In Noise by Kahneman, Sibony and Sunstein, they discuss how much variation there is in sentences for very similar circumstances. This made me curious how much variation in sentencing there was in the Australian legal systems. In Victoria the sentencing council publishes statistics on sentences by offence that helps answer this question. But I'd recently seen some news about South Australia, and was wondering if I could get the information for South Australia.
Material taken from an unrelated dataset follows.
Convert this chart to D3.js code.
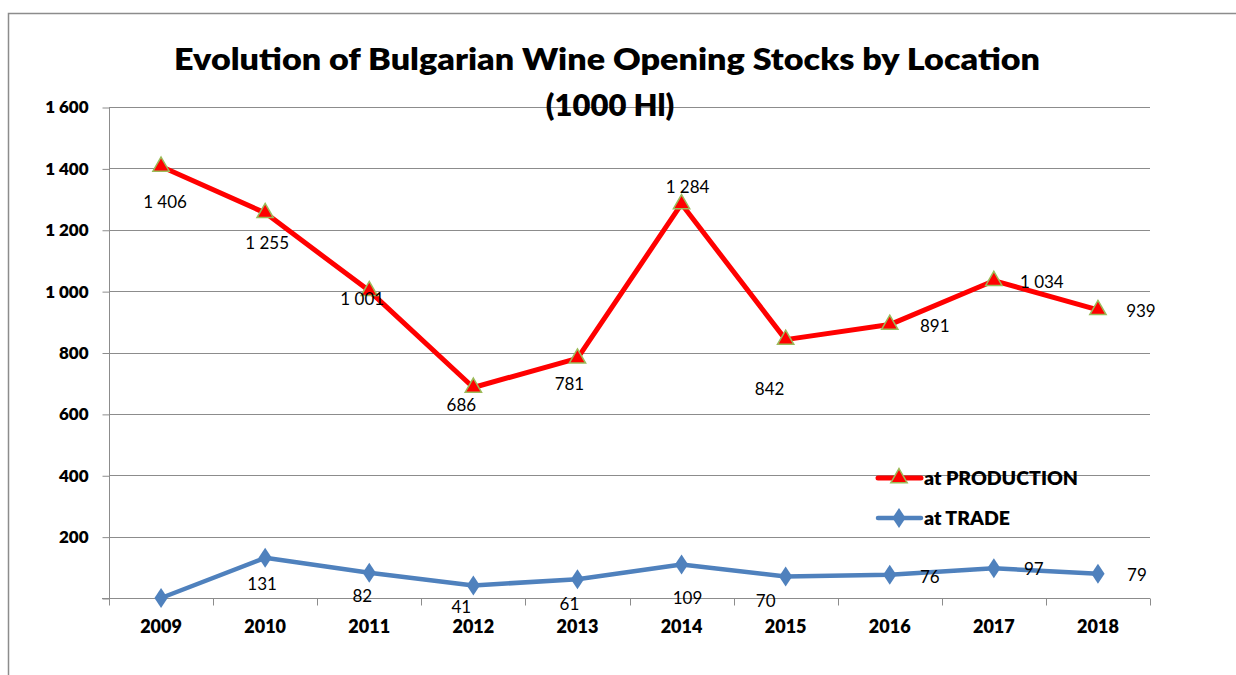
<!DOCTYPE html>
<html>
<head>
<meta charset="utf-8">
<script src="https://cdn.jsdelivr.net/npm/d3@7"></script>
<style>
    body { margin: 0; background: #fff; }
    svg { display: block; font-family: Lato, 'Noto Sans', sans-serif; }
</style>
</head>
<body>
<div id="chart"></div>
<script>
    'use strict';

    var years = ['2009', '2010', '2011', '2012', '2013', '2014', '2015', '2016', '2017', '2018'];
    var production = [1406, 1255, 1001, 686, 781, 1284, 842, 891, 1034, 939];
    var trade = [0, 131, 82, 41, 61, 109, 70, 76, 97, 79];
    var yTicks = [0, 200, 400, 600, 800, 1000, 1200, 1400, 1600];

    // label nudges (px) copied from where the original spreadsheet left them
    var productionNudge = [[4, 36], [2, 30], [-7, 8], [-12, 18], [-8, 26], [6, -17], [-16, 49], [45, 1], [48, 1], [43, 1]];
    var tradeNudge = [[0, 0], [-3, 26], [-7, 23], [-12, 22], [-8, 25], [6, 33], [-20, 25], [40, 2], [40, 1], [39, 1]];

    var width = 1236, height = 675;
    var margin = {left: 109, right: 1150, top: 107, bottom: 598};

    var fmt = d3.formatLocale({decimal: ',', thousands: ' ', grouping: [3], currency: ['', '']}).format(',d');

    var svg = d3.select('#chart').append('svg')
        .attr('width', width)
        .attr('height', height);

    // outer frame (only top and left edges show in the crop)
    svg.append('path')
        .attr('d', 'M8.5,675 V13.5 H1236')
        .attr('fill', 'none')
        .attr('stroke', '#8c8c8c')
        .attr('stroke-width', 1.5);

    var x = d3.scaleBand().domain(years).range([margin.left, margin.right]);
    var y = d3.scaleLinear().domain([0, 1600]).range([margin.bottom, margin.top]);
    var cx = function (d, i) { return x(years[i]) + x.bandwidth() / 2; };

    // gridlines
    svg.append('g').selectAll('line')
        .data(yTicks.slice(1))
        .enter().append('line')
        .attr('x1', margin.left).attr('x2', margin.right)
        .attr('y1', function (d) { return Math.round(y(d)) + 0.5; })
        .attr('y2', function (d) { return Math.round(y(d)) + 0.5; })
        .attr('stroke', '#8c8c8c')
        .attr('stroke-width', 1.2);

    // y axis
    var yAxis = svg.append('g')
        .attr('transform', 'translate(' + (margin.left + 0.5) + ',0.5)')
        .call(d3.axisLeft(y).tickValues(yTicks).tickSize(7).tickPadding(14)
            .tickFormat(function (d) { return d === 0 ? '' : fmt(d); }));
    yAxis.select('.domain').attr('stroke', '#8c8c8c').attr('d', 'M0,' + margin.top + 'V' + (margin.bottom + 6));
    yAxis.selectAll('.tick line').attr('stroke', '#8c8c8c');
    yAxis.selectAll('text')
        .attr('fill', '#000')
        .style('font-size', '17px')
        .style('font-weight', 800)
        .style('font-family', 'Lato, sans-serif');

    // x axis, ticks on the band edges
    var xAxis = svg.append('g')
        .attr('transform', 'translate(0,' + (margin.bottom + 0.5) + ')');
    xAxis.append('line')
        .attr('x1', margin.left - 7).attr('x2', margin.right)
        .attr('stroke', '#8c8c8c').attr('stroke-width', 1.2);
    xAxis.selectAll('line.edge')
        .data(d3.range(years.length + 1))
        .enter().append('line')
        .attr('class', 'edge')
        .attr('x1', function (i) { return Math.round(margin.left + i * x.bandwidth()) + 0.5; })
        .attr('x2', function (i) { return Math.round(margin.left + i * x.bandwidth()) + 0.5; })
        .attr('y1', 0).attr('y2', 7)
        .attr('stroke', '#8c8c8c');
    xAxis.selectAll('text')
        .data(years)
        .enter().append('text')
        .attr('x', function (d) { return x(d) + x.bandwidth() / 2; })
        .attr('y', 34)
        .attr('text-anchor', 'middle')
        .style('font-size', '18px')
        .style('font-weight', 800)
        .text(function (d) { return d; });

    // title
    var title = svg.append('text')
        .attr('text-anchor', 'middle')
        .style('font-size', '31px')
        .style('font-weight', 800);
    title.append('tspan').attr('x', 607).attr('y', 70)
        .attr('textLength', 866).attr('lengthAdjust', 'spacingAndGlyphs')
        .text('Evolution of Bulgarian Wine Opening Stocks by Location');
    title.append('tspan').attr('x', 610).attr('y', 116)
        .text('(1000 Hl)');

    var line = d3.line()
        .x(cx)
        .y(function (d) { return y(d); });

    var triangle = d3.symbol().type(d3.symbolTriangle).size(115);
    var diamond = d3.symbol().type(d3.symbolDiamond).size(115);

    // production series
    svg.append('path')
        .datum(production)
        .attr('d', line)
        .attr('fill', 'none')
        .attr('stroke', '#ff0000')
        .attr('stroke-width', 5)
        .attr('stroke-linejoin', 'round');

    svg.append('g').selectAll('path')
        .data(production)
        .enter().append('path')
        .attr('d', triangle)
        .attr('transform', function (d, i) { return 'translate(' + cx(d, i) + ',' + y(d) + ')'; })
        .attr('fill', '#ff0000')
        .attr('stroke', '#9bbb59')
        .attr('stroke-width', 1.5);

    // trade series
    svg.append('path')
        .datum(trade)
        .attr('d', line)
        .attr('fill', 'none')
        .attr('stroke', '#4f81bd')
        .attr('stroke-width', 4.5)
        .attr('stroke-linejoin', 'round');

    svg.append('g').selectAll('path')
        .data(trade)
        .enter().append('path')
        .attr('d', diamond)
        .attr('transform', function (d, i) { return 'translate(' + cx(d, i) + ',' + y(d) + ') scale(1.15,1)'; })
        .attr('fill', '#4f81bd');

    // data labels
    function labels (values, nudge) {
        svg.append('g').selectAll('text')
            .data(values.map(function (v, i) { return {v: v, i: i}; }))
            .enter().append('text')
            .filter(function (d) { return d.v !== 0; })
            .attr('x', function (d) { return cx(d.v, d.i) + nudge[d.i][0]; })
            .attr('y', function (d) { return y(d.v) + nudge[d.i][1]; })
            .attr('dy', '0.35em')
            .attr('text-anchor', 'middle')
            .style('font-size', '17px')
            .text(function (d) { return fmt(d.v); });
    }
    labels(production, productionNudge);
    labels(trade, tradeNudge);

    // legend
    var legend = svg.append('g');
    var entries = [
        {name: 'at PRODUCTION', color: '#ff0000', y: 478, mark: 'tri'},
        {name: 'at TRADE', color: '#4f81bd', y: 518, mark: 'dia'}
    ];
    entries.forEach(function (e) {
        legend.append('line')
            .attr('x1', 878).attr('x2', 921)
            .attr('y1', e.y).attr('y2', e.y)
            .attr('stroke', e.color)
            .attr('stroke-width', e.mark === 'tri' ? 5 : 4.5)
            .attr('stroke-linecap', 'round');
        if (e.mark === 'tri') {
            legend.append('path').attr('d', triangle)
                .attr('transform', 'translate(899,' + e.y + ')')
                .attr('fill', e.color).attr('stroke', '#9bbb59').attr('stroke-width', 1.5);
        } else {
            legend.append('path').attr('d', diamond)
                .attr('transform', 'translate(899,' + e.y + ') scale(1.15,1)')
                .attr('fill', e.color);
        }
        legend.append('text')
            .attr('x', 924).attr('y', e.y)
            .attr('dy', '0.36em')
            .style('font-size', '19.5px')
            .style('font-weight', 800)
            .text(e.name);
    });
</script>
</body>
</html>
The Courts Administration Authority of South Australia published Sentencing Remarks for judgements, but it only keeps data back one month. Sentencing remarks are very informative because they explain the rationale behind the sentencing; the factors the judge consciously weighted (in Noise they talk about unconscious factors citing that Judges give more favourable rulings after lunch, but this could just be correlation with whether the defendants have legal representation). The Australasian Legal Information Institute has a great public database of case law, but it doesn't have all the sentencing remarks for South Australia (there were cases where I could only find the judgements, not the sentencing remarks).
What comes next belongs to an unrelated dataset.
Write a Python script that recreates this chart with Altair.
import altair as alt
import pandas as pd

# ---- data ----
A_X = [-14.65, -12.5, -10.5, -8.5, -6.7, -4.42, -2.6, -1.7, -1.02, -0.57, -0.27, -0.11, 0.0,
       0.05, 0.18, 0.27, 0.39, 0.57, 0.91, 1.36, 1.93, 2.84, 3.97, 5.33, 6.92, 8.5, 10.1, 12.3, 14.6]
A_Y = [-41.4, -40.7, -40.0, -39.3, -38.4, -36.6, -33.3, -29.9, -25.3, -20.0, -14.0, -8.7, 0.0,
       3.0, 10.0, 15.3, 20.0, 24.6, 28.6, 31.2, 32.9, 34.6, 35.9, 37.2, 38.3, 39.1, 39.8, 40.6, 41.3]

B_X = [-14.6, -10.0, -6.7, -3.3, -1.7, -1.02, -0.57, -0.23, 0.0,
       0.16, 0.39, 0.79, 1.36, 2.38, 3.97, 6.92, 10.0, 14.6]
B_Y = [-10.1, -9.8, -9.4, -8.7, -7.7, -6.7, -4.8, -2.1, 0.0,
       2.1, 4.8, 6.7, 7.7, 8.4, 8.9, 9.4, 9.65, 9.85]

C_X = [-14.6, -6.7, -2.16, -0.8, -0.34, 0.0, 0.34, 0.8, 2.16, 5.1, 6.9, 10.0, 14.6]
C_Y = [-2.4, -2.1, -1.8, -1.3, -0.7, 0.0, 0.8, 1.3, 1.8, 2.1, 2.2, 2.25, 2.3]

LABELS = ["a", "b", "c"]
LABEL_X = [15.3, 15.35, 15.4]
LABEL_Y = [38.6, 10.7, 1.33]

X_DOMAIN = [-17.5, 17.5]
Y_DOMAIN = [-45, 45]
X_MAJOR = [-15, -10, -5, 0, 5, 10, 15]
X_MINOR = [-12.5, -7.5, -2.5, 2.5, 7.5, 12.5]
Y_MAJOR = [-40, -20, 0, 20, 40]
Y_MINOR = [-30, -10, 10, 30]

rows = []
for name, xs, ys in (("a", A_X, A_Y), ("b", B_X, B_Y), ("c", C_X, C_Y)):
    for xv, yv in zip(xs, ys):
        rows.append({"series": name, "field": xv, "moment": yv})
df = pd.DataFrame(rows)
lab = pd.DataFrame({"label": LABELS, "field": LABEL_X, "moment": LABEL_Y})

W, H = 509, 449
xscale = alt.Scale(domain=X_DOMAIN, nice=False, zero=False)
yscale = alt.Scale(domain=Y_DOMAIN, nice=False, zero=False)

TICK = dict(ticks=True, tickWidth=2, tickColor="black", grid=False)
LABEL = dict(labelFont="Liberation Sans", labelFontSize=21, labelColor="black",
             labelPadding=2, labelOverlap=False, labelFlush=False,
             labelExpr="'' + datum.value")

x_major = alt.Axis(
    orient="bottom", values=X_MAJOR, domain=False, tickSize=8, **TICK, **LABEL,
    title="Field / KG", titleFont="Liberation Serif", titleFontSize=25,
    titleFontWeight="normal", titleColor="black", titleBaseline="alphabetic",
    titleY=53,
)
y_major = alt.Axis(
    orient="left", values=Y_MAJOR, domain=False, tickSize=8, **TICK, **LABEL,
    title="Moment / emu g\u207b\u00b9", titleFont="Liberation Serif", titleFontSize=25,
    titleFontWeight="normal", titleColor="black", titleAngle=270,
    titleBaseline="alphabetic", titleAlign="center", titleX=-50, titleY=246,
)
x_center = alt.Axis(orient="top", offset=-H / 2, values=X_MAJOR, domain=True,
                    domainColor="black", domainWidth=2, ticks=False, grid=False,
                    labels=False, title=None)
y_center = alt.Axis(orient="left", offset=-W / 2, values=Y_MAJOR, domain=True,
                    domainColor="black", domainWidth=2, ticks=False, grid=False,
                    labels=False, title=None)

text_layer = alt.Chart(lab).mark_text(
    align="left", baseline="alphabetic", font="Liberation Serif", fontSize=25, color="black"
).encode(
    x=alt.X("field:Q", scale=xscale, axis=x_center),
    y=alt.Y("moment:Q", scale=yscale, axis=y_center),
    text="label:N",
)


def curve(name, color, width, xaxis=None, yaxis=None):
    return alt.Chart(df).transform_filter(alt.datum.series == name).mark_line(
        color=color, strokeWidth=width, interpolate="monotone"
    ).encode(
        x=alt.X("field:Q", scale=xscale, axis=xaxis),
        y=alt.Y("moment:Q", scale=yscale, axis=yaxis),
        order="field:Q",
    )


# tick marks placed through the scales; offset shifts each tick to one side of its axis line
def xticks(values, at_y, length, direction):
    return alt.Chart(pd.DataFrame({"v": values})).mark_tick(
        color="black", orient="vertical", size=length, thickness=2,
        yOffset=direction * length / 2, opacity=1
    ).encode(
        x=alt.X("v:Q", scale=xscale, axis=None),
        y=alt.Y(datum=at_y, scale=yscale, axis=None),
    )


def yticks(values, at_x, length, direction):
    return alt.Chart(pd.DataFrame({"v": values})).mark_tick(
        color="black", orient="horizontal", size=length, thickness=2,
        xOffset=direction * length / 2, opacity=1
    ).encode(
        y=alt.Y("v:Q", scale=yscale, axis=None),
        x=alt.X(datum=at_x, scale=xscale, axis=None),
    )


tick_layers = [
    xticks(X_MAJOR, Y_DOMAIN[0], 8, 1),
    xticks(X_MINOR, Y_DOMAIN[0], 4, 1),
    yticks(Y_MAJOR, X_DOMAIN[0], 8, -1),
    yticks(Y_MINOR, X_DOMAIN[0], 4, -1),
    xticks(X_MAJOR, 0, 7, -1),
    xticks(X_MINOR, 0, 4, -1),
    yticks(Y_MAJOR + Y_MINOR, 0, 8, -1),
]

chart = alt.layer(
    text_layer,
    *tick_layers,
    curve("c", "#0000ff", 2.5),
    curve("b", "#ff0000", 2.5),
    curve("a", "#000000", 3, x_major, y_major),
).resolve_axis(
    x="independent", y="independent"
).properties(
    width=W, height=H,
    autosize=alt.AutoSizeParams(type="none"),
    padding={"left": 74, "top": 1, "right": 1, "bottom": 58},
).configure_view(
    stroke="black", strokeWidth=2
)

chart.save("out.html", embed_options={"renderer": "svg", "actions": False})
It's fantastic that the South Australian Sentencing Remarks are publicly available online; they inform the public on how these decisions are made which should be in line with community expectations. Without that feedback loop it would be harder for the public to find out why a sentence was given. However it's a pity it only goes back one month, the only way I could find to get sentences beyond that was by going through news media websites. It would be a great service if someone archived these and made them publicly available.

For a very short time in 2013 the Wayback Machine captured some of these sentencing remarks. The remarks are listed on http://www.courts.sa.gov.au/SentencingRemarks/Pages/default.aspx and link to URLs like http://www.courts.sa.gov.au/SentencingRemarks/Pages/lightbox.aspx?IsDlg=1&Filter=NNNN where the last characters are some number unique to the case.

While these are easy for a human to read, I thought it could be useful to try to extract relevant sections of the remarks programatically using Python. Here's a brief snippet to read an archived sentencing remark into Python using CDX Toolkit (which can also access Common Crawl):

import cdx_toolkit

# Fetcher for Internet Archive's Wayback Machine
cdx = cdx_toolkit.CDXFetcher(source='ia')

# Search for results
url = 'http://www.courts.sa.gov.au/SentencingRemarks/Pages/lightbox.aspx*'
# At running gets 784 results, 759 of them unique
results = [result for result in cdx.get(url) if 'Filter=' in result.data['url']]

# Get the plain text
text = extract_text(results[0].text)

The extract_text uses a very simple approach of converting the HTML to text (there are more robust ways to do this):

import parsel
import re

def extract_text(html: str) -> str:
    sel = parsel.Selector(r.text)
    selector = sel.css('div.item *::text')
    text = ''.join([remove_multiple_newlines(fragment) for fragment in selector.getall()])
    return remove_multiple_spaces(text)

def remove_multiple_spaces(text: str) -> str:
    return re.sub('[ \xa0]+', ' ', text)

def remove_multiple_newlines(text: str) -> str:
    # Insert a space because these can happen across markup
    return re.sub(r'\r\n(\r\n)?', r' \1', text)

From here you could use text matching or NLP to find relevant parts of the remarks.